Around 3,000 students benefit from this provision, which has been developing for some 20 years. Entry to the part-time NC course requires no formal qualifications; for the full-time HNC, the requirement is the NC course or two Highers. The courses are not recognisable to those more familiar with traditional subjects - accountability for and management of resources, preparing to work with community groups, capacity building and committee skills, to name but a few.

But traditional subjects are offered too, as Jim McCrystal discovered.

Despite having family commitments and a secure job, the 36-year-old from Johnstone felt the call and enrolled to study Higher English in 2000. “I left school with O grades and went into a job immediately but I realised that a change in career would mean upgrading my education,” he says.

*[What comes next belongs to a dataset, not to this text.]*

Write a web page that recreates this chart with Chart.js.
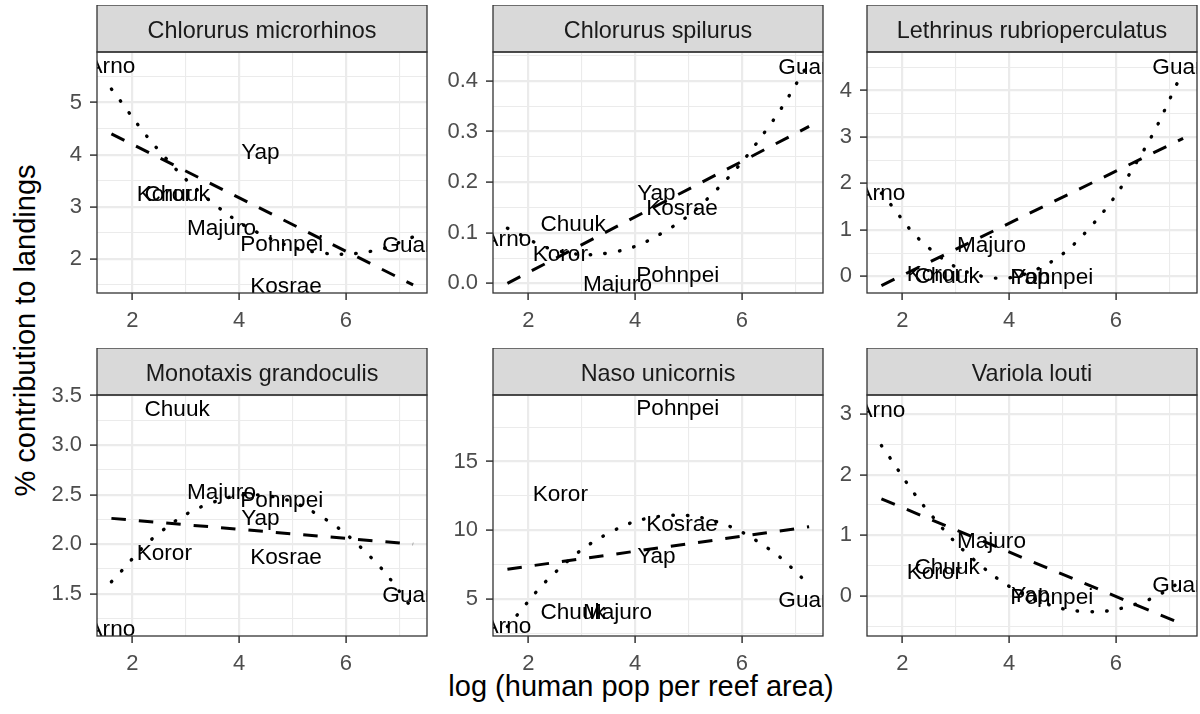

While he was studying for his Higher part-time at West Johnstone Learning Centre, he heard about the NC Working with Communities, which he later completed followed by the HNC course. He described it as “a very positive experience”. So positive, in fact, that it led him into a full-time job as a community learning and development officer with Renfrewshire Council.

This is the kind of story which illustrates the benefits of further education for individuals in the communities it serves, but it also serves as a basis for colleges and universities to “grow their own” future students once they get hooked on learning. The hope obviously is that many of these students will progress further in FE or HE,” says Denis Docherty, the community development manager at Reid Kerr.

Arlene Hodgart is an example. The 36-year-old mother of four is also a product of the Working with Communities courses, although she first started studying for an SVQ in childcare and worked in nurseries until her children came along. She then moved on to take a degree in community education at Strathclyde University. It is a familiar journey but one with many barriers for many people.

Mrs Hodgart is in no doubt about a key ingredient in the success of her journey. “The chance to complete the NC and HNC in familiar surroundings was ideal. The tutors took time to get to know me and allow me to learn at my own pace. I cannot describe the sense of achievement when I completed both programmes.”

Reid Kerr is now set to make the ultimate commitment and take the lead in helping to grow another college in Barrhead, part of a regeneration plan for the area by East Renfrewshire Council which is set to approve the strategy next week.

The new centre, which is expected to be operational by 2008-09, represents an pound;8 million investment, half of which will come from the council and half from the college.

This latest development is part of the vision the inspectorate detected in its report on the college in 2003. Joe Mooney, the principal, expresses it as being determined to “bring the best of further and higher education to Renfrewshire, bearing in mind that it’s one of the biggest areas of deprivation in Scotland”.

The college, he says, wants to give the area “a competitive edge in both the business and higher education markets and, in so doing, help people realise their ambitions”.